Problem to solve: Find the lines containing the word "draw" and copy every one of them.

Information provided:
- - - -

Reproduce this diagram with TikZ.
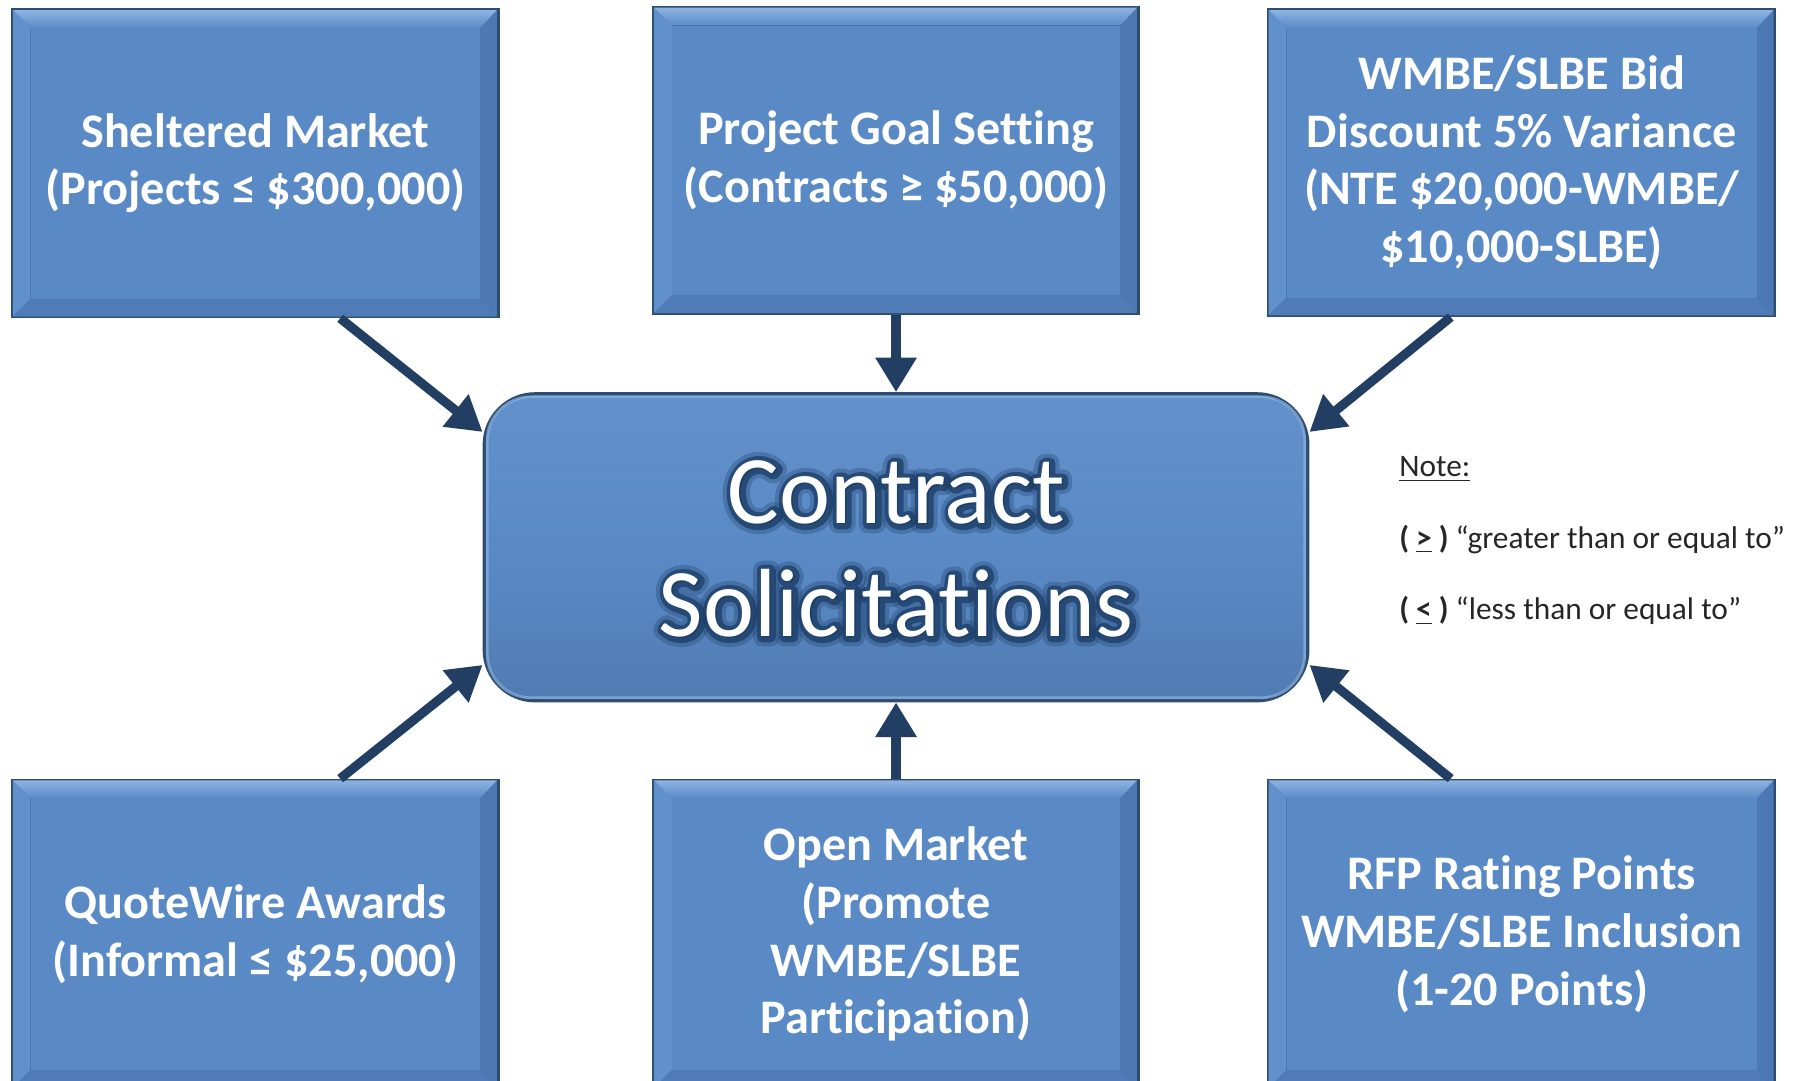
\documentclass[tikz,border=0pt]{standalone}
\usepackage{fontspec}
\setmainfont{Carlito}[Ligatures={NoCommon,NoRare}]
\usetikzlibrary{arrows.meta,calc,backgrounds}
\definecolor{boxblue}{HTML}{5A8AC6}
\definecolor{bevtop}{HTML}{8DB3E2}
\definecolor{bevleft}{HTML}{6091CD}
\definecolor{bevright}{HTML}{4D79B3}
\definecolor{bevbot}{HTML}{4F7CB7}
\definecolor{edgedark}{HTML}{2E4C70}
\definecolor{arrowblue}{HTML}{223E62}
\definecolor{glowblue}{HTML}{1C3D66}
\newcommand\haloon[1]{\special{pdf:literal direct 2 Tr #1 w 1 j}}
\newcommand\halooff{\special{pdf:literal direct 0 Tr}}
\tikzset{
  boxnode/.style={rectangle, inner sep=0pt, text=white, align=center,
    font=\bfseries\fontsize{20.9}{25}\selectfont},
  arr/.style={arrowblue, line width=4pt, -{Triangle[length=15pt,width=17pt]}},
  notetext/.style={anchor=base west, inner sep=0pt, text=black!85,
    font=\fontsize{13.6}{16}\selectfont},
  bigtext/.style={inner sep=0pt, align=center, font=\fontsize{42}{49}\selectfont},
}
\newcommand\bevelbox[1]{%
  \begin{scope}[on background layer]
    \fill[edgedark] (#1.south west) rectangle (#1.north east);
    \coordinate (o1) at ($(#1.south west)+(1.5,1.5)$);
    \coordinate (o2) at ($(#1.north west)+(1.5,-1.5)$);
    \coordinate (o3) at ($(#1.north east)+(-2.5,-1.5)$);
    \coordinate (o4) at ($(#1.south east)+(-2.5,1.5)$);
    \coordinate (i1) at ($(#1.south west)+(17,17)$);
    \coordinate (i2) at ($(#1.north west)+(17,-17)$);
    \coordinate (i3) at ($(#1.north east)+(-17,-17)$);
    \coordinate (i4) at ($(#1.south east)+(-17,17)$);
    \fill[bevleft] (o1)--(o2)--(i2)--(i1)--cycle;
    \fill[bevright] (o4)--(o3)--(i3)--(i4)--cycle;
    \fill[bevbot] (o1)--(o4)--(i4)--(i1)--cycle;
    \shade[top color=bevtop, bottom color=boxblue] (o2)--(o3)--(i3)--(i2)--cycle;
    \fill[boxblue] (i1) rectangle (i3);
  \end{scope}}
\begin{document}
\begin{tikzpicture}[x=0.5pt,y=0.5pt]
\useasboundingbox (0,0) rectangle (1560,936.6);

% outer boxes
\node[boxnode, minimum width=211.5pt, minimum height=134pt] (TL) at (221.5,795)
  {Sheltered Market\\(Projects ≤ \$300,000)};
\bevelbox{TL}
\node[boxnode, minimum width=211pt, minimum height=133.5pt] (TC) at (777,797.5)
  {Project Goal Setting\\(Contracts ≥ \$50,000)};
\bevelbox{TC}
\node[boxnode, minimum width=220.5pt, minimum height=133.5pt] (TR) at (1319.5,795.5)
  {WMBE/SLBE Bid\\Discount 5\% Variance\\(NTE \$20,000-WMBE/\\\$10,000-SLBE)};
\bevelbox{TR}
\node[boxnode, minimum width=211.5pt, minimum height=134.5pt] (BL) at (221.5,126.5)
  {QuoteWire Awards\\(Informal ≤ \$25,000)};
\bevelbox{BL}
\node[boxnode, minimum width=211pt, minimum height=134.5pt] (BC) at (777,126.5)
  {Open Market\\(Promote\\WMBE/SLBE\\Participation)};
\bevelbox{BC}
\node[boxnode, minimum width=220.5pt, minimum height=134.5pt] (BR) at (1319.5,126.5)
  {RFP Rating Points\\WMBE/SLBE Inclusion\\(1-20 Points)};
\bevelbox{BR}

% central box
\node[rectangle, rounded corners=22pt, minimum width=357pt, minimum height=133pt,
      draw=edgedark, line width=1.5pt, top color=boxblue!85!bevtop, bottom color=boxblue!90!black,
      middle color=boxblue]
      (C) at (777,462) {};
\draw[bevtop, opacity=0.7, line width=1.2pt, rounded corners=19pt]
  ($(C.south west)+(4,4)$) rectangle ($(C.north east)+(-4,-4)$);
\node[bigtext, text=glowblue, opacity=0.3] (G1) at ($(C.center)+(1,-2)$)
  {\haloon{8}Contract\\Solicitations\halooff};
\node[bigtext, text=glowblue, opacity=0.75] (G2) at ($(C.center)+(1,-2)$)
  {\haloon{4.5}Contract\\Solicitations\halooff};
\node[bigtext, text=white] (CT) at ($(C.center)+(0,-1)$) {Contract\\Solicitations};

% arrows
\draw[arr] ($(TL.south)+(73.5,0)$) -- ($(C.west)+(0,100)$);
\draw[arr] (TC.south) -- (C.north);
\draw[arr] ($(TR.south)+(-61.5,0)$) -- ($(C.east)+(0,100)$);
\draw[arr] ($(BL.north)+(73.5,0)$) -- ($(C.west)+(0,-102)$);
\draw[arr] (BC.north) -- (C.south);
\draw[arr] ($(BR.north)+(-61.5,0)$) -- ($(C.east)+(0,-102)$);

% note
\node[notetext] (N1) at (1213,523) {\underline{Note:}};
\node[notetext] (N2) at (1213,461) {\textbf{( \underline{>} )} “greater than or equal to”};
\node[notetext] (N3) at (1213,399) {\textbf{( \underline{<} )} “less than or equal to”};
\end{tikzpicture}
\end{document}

- - - -

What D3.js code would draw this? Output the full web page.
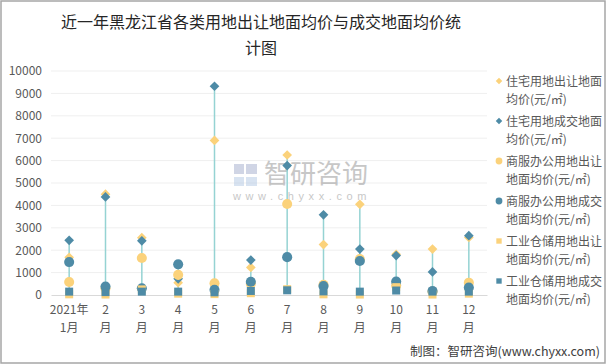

- - - -

Answer to the task:
      draw=edgedark, line width=1.5pt, top color=boxblue!85!bevtop, bottom color=boxblue!90!black,
\draw[bevtop, opacity=0.7, line width=1.2pt, rounded corners=19pt]
\draw[arr] ($(TL.south)+(73.5,0)$) -- ($(C.west)+(0,100)$);
\draw[arr] (TC.south) -- (C.north);
\draw[arr] ($(TR.south)+(-61.5,0)$) -- ($(C.east)+(0,100)$);
\draw[arr] ($(BL.north)+(73.5,0)$) -- ($(C.west)+(0,-102)$);
\draw[arr] (BC.north) -- (C.south);
\draw[arr] ($(BR.north)+(-61.5,0)$) -- ($(C.east)+(0,-102)$);
What D3.js code would draw this? Output the full web page.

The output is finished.